§ **DIRECTIVE**
Among the entries that follow, the required portion opens with the line containing "Rebuild this chart" and closes with the line containing "import plotly.graph_objects as go". Give that portion again exactly, and nothing else.

§ **MATERIAL SUPPLIED**
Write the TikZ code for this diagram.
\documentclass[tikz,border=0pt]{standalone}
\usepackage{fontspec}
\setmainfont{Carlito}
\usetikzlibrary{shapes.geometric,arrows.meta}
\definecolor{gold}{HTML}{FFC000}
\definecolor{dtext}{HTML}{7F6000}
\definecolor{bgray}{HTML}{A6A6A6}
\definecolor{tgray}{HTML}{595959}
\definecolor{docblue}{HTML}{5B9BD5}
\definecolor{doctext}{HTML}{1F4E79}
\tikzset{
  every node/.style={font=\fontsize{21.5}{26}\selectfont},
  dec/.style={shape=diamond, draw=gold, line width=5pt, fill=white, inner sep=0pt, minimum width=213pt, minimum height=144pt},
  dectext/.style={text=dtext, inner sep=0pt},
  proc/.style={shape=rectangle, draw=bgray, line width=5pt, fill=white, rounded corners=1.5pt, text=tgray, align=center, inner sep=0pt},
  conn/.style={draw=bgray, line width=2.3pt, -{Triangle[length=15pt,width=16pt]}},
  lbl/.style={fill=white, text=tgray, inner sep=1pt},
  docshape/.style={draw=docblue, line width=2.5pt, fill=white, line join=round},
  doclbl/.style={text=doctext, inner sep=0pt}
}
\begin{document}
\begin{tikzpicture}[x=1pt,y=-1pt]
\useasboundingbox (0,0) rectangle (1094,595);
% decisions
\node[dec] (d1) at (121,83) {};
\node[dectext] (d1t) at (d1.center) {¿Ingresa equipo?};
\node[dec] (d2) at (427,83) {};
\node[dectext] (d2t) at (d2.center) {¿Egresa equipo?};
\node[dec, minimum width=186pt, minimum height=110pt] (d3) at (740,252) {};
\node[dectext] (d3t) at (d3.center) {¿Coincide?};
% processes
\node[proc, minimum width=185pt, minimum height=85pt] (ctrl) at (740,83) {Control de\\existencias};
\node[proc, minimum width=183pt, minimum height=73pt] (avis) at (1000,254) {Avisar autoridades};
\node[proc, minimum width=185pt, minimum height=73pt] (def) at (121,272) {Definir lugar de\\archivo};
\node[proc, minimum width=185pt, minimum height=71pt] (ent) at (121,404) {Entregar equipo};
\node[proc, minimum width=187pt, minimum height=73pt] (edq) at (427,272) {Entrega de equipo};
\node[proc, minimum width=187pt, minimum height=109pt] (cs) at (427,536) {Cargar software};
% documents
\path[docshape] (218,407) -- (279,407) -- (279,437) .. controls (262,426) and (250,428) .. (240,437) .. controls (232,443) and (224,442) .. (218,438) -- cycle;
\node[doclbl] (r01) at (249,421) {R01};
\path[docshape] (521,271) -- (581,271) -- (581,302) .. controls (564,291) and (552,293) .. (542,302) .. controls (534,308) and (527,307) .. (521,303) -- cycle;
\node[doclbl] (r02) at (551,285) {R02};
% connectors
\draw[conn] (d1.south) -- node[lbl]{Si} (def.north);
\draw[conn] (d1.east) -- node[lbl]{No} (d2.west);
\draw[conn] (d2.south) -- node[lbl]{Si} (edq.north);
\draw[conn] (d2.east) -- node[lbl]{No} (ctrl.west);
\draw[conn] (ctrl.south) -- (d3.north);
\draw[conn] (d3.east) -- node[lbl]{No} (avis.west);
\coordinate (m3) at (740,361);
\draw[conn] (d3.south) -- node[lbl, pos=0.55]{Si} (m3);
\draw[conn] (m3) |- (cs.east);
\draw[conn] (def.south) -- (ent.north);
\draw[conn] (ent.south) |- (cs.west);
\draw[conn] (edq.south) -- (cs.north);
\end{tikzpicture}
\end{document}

==

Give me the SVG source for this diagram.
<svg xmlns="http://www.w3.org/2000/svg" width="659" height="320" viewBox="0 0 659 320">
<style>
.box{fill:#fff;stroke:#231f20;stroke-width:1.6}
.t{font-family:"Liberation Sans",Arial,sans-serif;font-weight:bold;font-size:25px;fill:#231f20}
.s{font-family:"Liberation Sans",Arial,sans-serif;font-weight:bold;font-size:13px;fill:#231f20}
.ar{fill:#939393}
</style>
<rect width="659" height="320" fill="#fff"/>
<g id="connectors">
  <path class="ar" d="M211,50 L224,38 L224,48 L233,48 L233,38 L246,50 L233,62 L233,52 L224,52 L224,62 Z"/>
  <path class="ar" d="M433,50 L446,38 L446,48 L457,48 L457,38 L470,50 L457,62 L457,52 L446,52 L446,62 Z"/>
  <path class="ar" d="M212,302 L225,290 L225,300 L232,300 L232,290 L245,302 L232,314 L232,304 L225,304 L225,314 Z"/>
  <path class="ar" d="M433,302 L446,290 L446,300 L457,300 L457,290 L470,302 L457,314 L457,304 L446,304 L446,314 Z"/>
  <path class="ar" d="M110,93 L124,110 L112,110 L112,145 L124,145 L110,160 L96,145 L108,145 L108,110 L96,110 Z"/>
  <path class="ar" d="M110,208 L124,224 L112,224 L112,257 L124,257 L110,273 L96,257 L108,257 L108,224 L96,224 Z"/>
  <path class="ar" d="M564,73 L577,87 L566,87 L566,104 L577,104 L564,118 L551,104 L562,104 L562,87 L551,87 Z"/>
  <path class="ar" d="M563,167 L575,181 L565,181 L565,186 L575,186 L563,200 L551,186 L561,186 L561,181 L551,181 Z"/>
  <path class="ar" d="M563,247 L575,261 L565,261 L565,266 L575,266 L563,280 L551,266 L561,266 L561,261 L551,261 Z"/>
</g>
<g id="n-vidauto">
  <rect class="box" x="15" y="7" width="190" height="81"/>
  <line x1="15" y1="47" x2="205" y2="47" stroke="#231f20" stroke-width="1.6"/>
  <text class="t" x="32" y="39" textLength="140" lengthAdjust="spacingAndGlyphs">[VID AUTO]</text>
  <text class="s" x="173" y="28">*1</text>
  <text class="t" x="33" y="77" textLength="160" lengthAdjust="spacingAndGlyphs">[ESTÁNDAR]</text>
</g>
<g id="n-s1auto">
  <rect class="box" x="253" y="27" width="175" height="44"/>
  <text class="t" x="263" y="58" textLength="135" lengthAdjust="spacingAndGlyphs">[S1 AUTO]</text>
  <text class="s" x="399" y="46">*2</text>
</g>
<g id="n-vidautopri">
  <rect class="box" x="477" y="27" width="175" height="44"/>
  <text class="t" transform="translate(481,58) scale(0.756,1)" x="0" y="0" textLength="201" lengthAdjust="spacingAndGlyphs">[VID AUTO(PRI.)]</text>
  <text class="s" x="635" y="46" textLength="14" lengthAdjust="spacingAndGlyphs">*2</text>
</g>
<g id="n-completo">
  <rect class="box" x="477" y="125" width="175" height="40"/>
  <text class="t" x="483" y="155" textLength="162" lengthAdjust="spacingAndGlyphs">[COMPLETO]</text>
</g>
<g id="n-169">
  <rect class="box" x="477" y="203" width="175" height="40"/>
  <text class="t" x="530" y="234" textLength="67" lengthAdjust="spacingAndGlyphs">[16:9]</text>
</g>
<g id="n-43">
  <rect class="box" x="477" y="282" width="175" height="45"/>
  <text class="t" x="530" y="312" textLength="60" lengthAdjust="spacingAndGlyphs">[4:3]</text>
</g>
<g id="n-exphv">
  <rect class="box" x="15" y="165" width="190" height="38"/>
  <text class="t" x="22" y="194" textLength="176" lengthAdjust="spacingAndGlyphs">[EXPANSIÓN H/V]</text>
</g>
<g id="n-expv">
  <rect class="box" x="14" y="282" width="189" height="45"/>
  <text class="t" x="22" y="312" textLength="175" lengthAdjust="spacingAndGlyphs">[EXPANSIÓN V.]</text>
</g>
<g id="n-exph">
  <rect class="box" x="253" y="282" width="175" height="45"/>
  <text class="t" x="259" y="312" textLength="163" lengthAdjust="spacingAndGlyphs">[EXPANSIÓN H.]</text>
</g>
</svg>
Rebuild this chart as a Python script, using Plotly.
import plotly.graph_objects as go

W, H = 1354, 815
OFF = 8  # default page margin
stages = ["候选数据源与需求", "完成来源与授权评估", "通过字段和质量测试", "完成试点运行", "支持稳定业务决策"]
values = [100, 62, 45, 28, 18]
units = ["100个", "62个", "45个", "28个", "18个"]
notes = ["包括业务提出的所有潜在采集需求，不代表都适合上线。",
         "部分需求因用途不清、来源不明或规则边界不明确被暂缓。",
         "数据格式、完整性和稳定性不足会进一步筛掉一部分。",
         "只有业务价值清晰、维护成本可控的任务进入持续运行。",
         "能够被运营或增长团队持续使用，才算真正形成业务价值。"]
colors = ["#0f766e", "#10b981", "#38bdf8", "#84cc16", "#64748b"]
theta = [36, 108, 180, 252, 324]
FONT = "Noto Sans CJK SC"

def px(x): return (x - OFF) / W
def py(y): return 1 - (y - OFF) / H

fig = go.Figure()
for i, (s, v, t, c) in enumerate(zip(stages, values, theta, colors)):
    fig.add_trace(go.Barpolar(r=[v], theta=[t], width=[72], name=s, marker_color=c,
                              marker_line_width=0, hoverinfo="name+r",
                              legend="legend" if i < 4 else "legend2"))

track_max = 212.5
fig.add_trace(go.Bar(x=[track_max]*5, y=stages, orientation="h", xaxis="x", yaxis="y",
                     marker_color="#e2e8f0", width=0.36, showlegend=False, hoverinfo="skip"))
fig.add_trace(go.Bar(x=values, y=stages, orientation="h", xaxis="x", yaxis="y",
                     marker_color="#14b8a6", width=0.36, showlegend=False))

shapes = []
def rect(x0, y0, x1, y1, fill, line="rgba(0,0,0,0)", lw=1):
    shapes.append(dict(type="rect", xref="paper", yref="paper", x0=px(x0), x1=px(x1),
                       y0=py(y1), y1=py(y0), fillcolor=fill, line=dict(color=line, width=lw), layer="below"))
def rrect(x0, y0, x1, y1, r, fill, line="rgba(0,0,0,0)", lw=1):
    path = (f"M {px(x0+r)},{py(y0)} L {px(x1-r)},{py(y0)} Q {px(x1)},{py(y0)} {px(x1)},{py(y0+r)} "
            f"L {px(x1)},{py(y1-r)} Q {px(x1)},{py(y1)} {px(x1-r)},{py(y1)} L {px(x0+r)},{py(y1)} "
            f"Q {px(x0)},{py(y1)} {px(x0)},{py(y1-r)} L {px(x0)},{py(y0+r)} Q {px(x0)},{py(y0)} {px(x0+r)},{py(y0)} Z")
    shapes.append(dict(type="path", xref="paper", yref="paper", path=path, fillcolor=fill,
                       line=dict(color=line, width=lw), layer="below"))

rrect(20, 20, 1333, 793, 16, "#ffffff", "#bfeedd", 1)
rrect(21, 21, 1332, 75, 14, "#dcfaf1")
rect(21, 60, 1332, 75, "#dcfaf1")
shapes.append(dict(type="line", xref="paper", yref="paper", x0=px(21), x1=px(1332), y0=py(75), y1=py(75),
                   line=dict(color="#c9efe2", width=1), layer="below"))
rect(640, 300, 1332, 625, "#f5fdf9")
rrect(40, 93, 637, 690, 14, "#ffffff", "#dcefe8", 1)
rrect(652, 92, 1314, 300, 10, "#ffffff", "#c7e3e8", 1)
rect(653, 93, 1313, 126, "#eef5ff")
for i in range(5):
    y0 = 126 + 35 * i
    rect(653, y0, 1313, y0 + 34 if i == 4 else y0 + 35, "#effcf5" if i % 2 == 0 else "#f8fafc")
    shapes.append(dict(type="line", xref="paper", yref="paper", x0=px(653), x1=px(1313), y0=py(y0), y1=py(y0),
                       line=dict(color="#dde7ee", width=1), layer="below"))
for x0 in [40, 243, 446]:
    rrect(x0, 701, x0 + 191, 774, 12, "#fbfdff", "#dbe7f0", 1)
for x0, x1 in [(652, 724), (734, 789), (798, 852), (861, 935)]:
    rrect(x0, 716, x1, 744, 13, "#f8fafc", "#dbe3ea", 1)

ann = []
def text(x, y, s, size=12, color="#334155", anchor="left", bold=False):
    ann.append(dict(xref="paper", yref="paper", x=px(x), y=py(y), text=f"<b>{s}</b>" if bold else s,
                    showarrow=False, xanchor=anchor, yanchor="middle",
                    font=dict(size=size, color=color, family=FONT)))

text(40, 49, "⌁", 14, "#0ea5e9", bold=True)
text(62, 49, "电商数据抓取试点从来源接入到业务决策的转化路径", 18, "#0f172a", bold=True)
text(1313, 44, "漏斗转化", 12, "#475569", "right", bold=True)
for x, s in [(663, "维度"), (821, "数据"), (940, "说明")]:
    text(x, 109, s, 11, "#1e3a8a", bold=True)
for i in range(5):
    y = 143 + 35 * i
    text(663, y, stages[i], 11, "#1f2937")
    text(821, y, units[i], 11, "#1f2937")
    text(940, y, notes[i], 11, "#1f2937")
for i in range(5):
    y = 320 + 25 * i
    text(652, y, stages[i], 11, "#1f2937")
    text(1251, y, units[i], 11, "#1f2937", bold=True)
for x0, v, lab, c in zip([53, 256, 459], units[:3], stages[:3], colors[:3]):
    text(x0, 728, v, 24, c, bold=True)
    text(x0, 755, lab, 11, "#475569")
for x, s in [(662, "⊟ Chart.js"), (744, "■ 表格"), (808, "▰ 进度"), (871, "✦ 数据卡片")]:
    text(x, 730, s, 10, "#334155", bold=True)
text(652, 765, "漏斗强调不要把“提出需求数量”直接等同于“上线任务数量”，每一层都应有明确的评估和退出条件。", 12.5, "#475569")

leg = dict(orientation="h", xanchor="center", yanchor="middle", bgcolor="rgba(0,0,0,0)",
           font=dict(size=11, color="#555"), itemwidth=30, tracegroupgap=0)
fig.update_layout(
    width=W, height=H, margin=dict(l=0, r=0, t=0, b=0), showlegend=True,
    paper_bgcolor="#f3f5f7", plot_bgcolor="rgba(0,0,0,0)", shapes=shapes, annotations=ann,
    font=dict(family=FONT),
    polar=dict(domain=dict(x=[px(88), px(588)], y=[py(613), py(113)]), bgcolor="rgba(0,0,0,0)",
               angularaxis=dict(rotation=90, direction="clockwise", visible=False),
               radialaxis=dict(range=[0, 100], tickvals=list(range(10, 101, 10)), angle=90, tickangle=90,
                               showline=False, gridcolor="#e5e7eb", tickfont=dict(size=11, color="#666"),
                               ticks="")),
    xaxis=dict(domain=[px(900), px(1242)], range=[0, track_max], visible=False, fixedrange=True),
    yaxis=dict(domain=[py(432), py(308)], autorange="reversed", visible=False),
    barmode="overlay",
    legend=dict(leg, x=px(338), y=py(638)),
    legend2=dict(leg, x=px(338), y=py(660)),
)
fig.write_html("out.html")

§ **EXERCISE RESULT**
Rebuild this chart as a Python script, using Plotly.
import plotly.graph_objects as go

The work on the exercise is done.